Monday, 14 May 2018

HOW ABOUT SOME MAGIC?

I recently noticed a book called “Factfulness” by the late Hans Rosling, that great Swedish presenter of statistics. From beyond the grave he continues to preach the message that things are better than you think.


Yet the name of book struck me and not in an altogether agreeable way. It had a touch of the ghastly Gradgrind about it, compounded by the publisher’s by-line – “10 reasons we’re wrong about the world”. Like influenza the tendency to reduce everything to ten ways or reasons is catching – to lose weight, to be a better leader, to avoid stress and so on.


By reducing everything to facts and “must-do’s” we’re missing the magic of life. Magic doesn’t always lie in the most obvious places. Dorling Kindersley’s books help you “do” a city but on hearing this they’ll create series called “The Top Ten Secrets of Venice– places to go your friends will miss”. It’ll be a boon to tourist-one-upmanship.

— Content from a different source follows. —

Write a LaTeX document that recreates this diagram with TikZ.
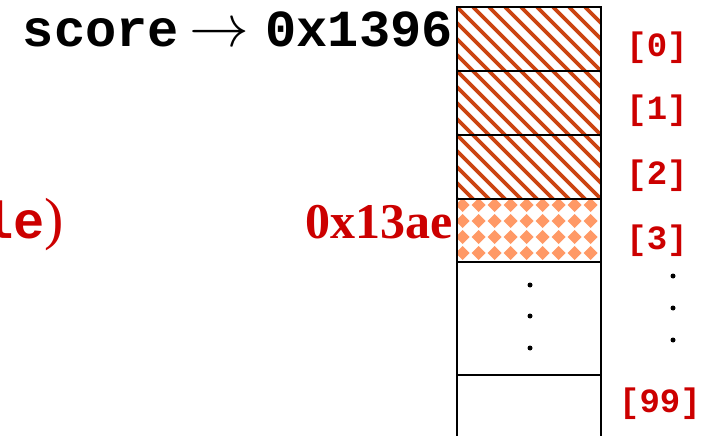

So what is magic? It’s when creation plays a trick on you, arm wrestling your imagination into delighted  and surprised submission. It happens every Spring. It happens watching a brook bubbling as you stand on a bridge, it happens when you read a gripping book and forget where or who you are. Magic transports you. Magic simply delights.  And it requires two sides for it to happen. So moving on to “Quantum Theory”:  if a tree falls in a forest and there’s no one there to hear it does it make a sound? Or is sound something magical that exists in our heads?

The problem with concepts like “factfulness” are that they thrive in a world of totalitarian left-brain thinking. No one who advocates the been-there-done-that style of living would believe it to be productive sitting and looking at that tree for an hour or more letting one’s mind drift and one’s ears hear the sound of breeze and leaves and of birdsong. Productive is a derogatory word because does our world actually have to be increasingly productive?


Isabella Tree has written a book called “Wilding”.  It makes one question what progress really means. It’s about Knepp Castle and its 3,500 acre estate just south of Horsham in West Sussex. It has been in family ownership  for 500 years and as a farm  had become increasingly loss-making. She and her husband in despair were driven to cut costs to the bone and see how nature farmed instead. Over the past decade it’s been left on its own apart from the introduction of some classic, old, wild breeds of cattle, pigs, deer, horses and so on. Nature keeps on hitting the back of the net.  Whilst  in the modern vast tracks of arable land birds and bees are in plummeting decline, at Knepp they are breeding,  thriving and diversifying.


Magic is happening in front of their eyes. It could happen in front of ours too if we looked patiently at the wonder of nature rather than just creating action plans.